Comment by jjcm

Comment by jjcm a day ago

4 replies

With regards to color on the web, semantic tokens refer to css variables that are named in a way that describes their use, ie:

* bg-brand (this would be used whenever you need your brand color as a background)

* text-danger (likely a red text color)

* icon-warning-hover (likely a dark yellow-orange that's slightly different from icon-warning)

Generally speaking, there are three "levels" of tokens: primitive, semantic, and component. Primitive tokens describe the value. In the case of color, this might be a color ramp. IE red/100, red/200, red/300. Semantic tokens reference primitive tokens. IE bg-brand might have its value set to blue/300. This layer is sometimes called a "reference" layer because of this, but I'm not a fan of that nomenclature since the component layer also references the semantic layer. The component layer is one that describes where in a component the token should be used, ie button-bg or button-text. I highly, HIGHLY recommend against using a component layer though in all but the most extreme multi-brand situation. If you aren't unilever, you should never use component tokens.

ZYbCRq22HbJ2y7 a day ago

Aren't there many, many schemes for naming tokens in design systems? Aren't you being a bit forward in presenting this as a general practice?

https://medium.com/eightshapes-llc/naming-tokens-in-design-s...

  • jjcm 4 hours ago

    Nathan is talking about naming schemes within each tier I mentioned, not different tiers. That blog is detailing naming schemes for the semantic and component layer.
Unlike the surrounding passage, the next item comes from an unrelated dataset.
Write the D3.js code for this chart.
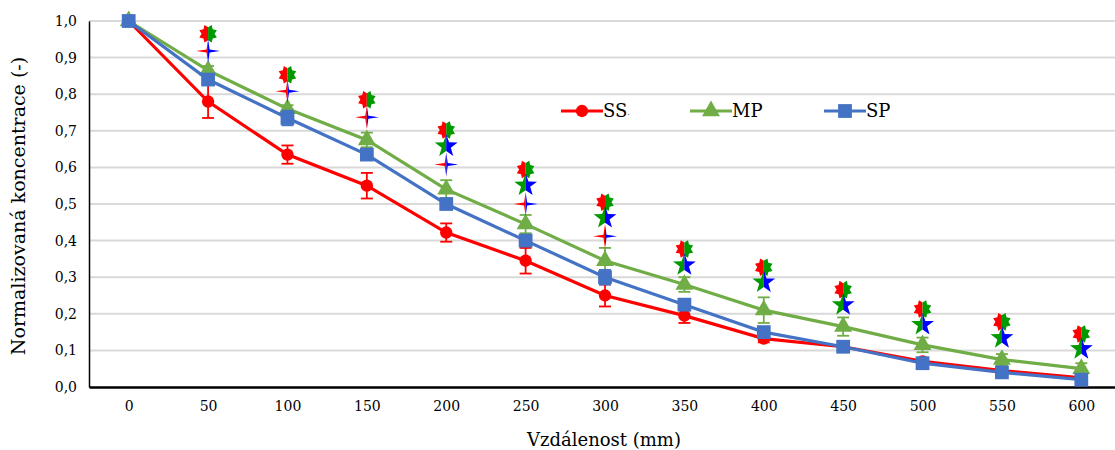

    The primitive/semantic/component set of tiers are a general practice. Naming within them heavily differs (and should!). The names you use for the individual tokens depend on goals and intent - ie Google’s material’s semantic layer uses a naming schema that’s designed for colorful variety of themes (albeit at the expense of clarity of how they should be used), whereas Apple uses a far more simplified naming schema since the design of their apps has far fewer design differences.

  • ryanwhitney a day ago

    Not parent, but the generalization is true. There’s usually a base layer (red/300, etc) and a more semantic layer (.text-danger).

    As your link covers, there’s then a million different ways to implement/extend that based on whatever theming and systems you’re implementing on top.

recroad a day ago

This only works if you don’t let users theme your site. If you do, then OPs approach works better.